• **Objective**: Your task is to copy every line of the entries that contains "matplotlib".

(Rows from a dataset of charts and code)
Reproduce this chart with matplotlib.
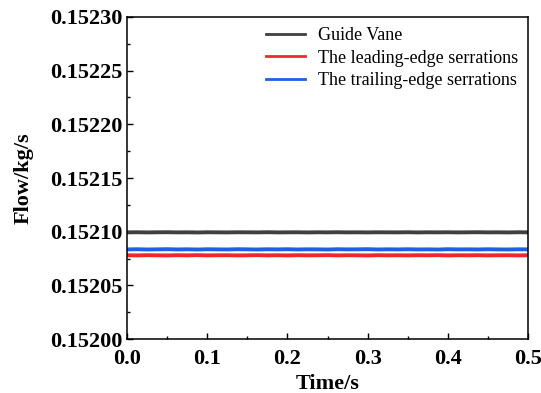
import numpy as np
import matplotlib.pyplot as plt
from matplotlib.ticker import MultipleLocator, FormatStrFormatter

plt.rcParams['font.family'] = ['Liberation Serif', 'DejaVu Serif']

# flow samples over 0 - 0.5 s
guide_vane = [0.15209942, 0.15209951, 0.15209937, 0.15209948, 0.15209955, 0.15209940,
              0.15209946, 0.15209933, 0.15209950, 0.15209944, 0.15209938, 0.15209952,
              0.15209947, 0.15209941, 0.15209956, 0.15209939, 0.15209945, 0.15209950,
              0.15209936, 0.15209949, 0.15209943, 0.15209954, 0.15209940, 0.15209947,
              0.15209938, 0.15209951, 0.15209945, 0.15209942, 0.15209953, 0.15209937,
              0.15209948, 0.15209944, 0.15209950, 0.15209939, 0.15209946, 0.15209955,
              0.15209941, 0.15209947, 0.15209936, 0.15209952, 0.15209944]
leading_edge = [0.15207810, 0.15207796, 0.15207818, 0.15207804, 0.15207792, 0.15207815,
                0.15207801, 0.15207822, 0.15207798, 0.15207809, 0.15207813, 0.15207795,
                0.15207806, 0.15207819, 0.15207800, 0.15207811, 0.15207794, 0.15207816,
                0.15207803, 0.15207808, 0.15207821, 0.15207797, 0.15207812, 0.15207805,
                0.15207790, 0.15207817, 0.15207802, 0.15207809, 0.15207799, 0.15207814,
                0.15207806, 0.15207820, 0.15207793, 0.15207810, 0.15207804, 0.15207815,
                0.15207798, 0.15207807, 0.15207812, 0.15207796, 0.15207808]
trailing_edge = [0.15208355, 0.15208370, 0.15208348, 0.15208362, 0.15208375, 0.15208352,
                 0.15208366, 0.15208345, 0.15208369, 0.15208358, 0.15208350, 0.15208373,
                 0.15208361, 0.15208347, 0.15208368, 0.15208356, 0.15208372, 0.15208351,
                 0.15208364, 0.15208359, 0.15208346, 0.15208371, 0.15208357, 0.15208363,
                 0.15208376, 0.15208349, 0.15208365, 0.15208354, 0.15208370, 0.15208353,
                 0.15208360, 0.15208344, 0.15208374, 0.15208357, 0.15208362, 0.15208350,
                 0.15208369, 0.15208355, 0.15208348, 0.15208366, 0.15208359]
time = np.linspace(0, 0.5, len(guide_vane))

fig, ax = plt.subplots(figsize=(5.41, 3.93), dpi=100)
fig.subplots_adjust(left=0.235, right=0.976, top=0.957, bottom=0.137)

ax.plot(time, guide_vane, color='#404040', lw=2.8, label='Guide Vane')
ax.plot(time, leading_edge, color='#f0282d', lw=2.8, label='The leading-edge serrations')
ax.plot(time, trailing_edge, color='#1f5fe0', lw=2.8, label='The trailing-edge serrations')

ax.set_xlim(0, 0.5)
ax.set_ylim(0.15200, 0.15230)
ax.xaxis.set_major_locator(MultipleLocator(0.1))
ax.xaxis.set_minor_locator(MultipleLocator(0.05))
ax.yaxis.set_major_locator(MultipleLocator(0.00005))
ax.yaxis.set_minor_locator(MultipleLocator(0.000025))
ax.xaxis.set_major_formatter(FormatStrFormatter('%.1f'))
ax.yaxis.set_major_formatter(FormatStrFormatter('%.5f'))
ax.tick_params(which='both', direction='in', width=1)
ax.tick_params(which='major', length=4.5, labelsize=16)
ax.tick_params(axis='y', pad=3)
ax.tick_params(axis='x', pad=7)
ax.tick_params(which='minor', length=2.5)
for lab in ax.get_xticklabels() + ax.get_yticklabels():
    lab.set_fontweight('bold')
for s in ax.spines.values():
    s.set_linewidth(1.1)

ax.set_xlabel('Time/s', fontsize=16, fontweight='bold', labelpad=4)
ax.set_ylabel('Flow/kg/s', fontsize=16, fontweight='bold', labelpad=12)

leg = ax.legend(loc='upper right', frameon=False, fontsize=13, handlelength=2.2,
                labelspacing=0.32, borderaxespad=0.15, handletextpad=0.7)
for line in leg.get_lines():
    line.set_linewidth(2)

fig.savefig('out.png', dpi=100)
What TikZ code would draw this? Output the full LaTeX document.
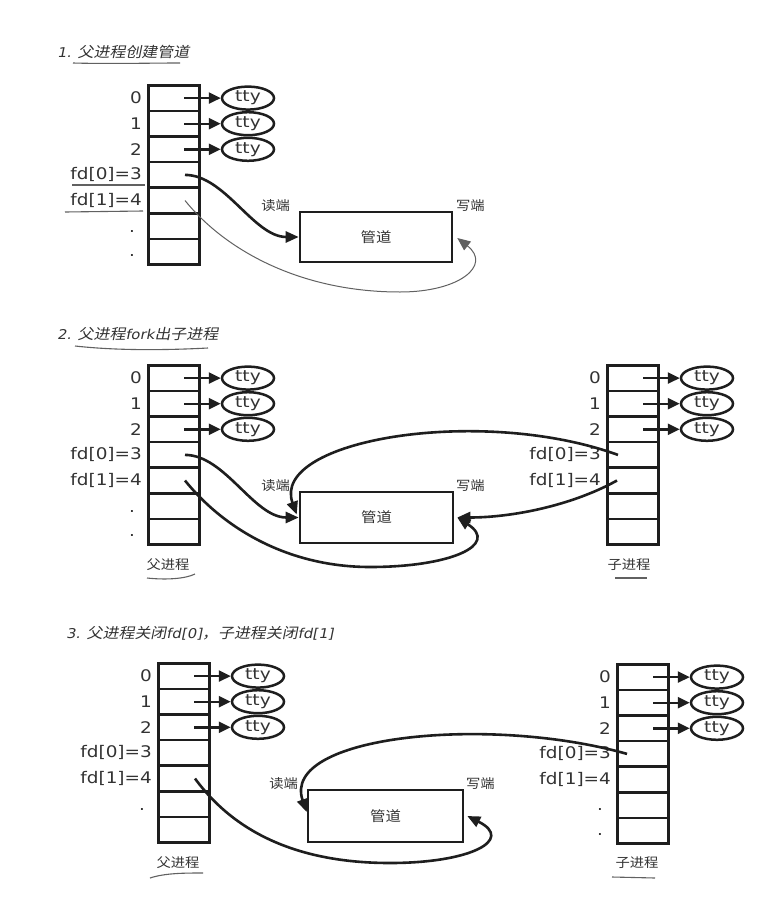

• **Output**:
Reproduce this chart with matplotlib.
import matplotlib.pyplot as plt
from matplotlib.ticker import MultipleLocator, FormatStrFormatter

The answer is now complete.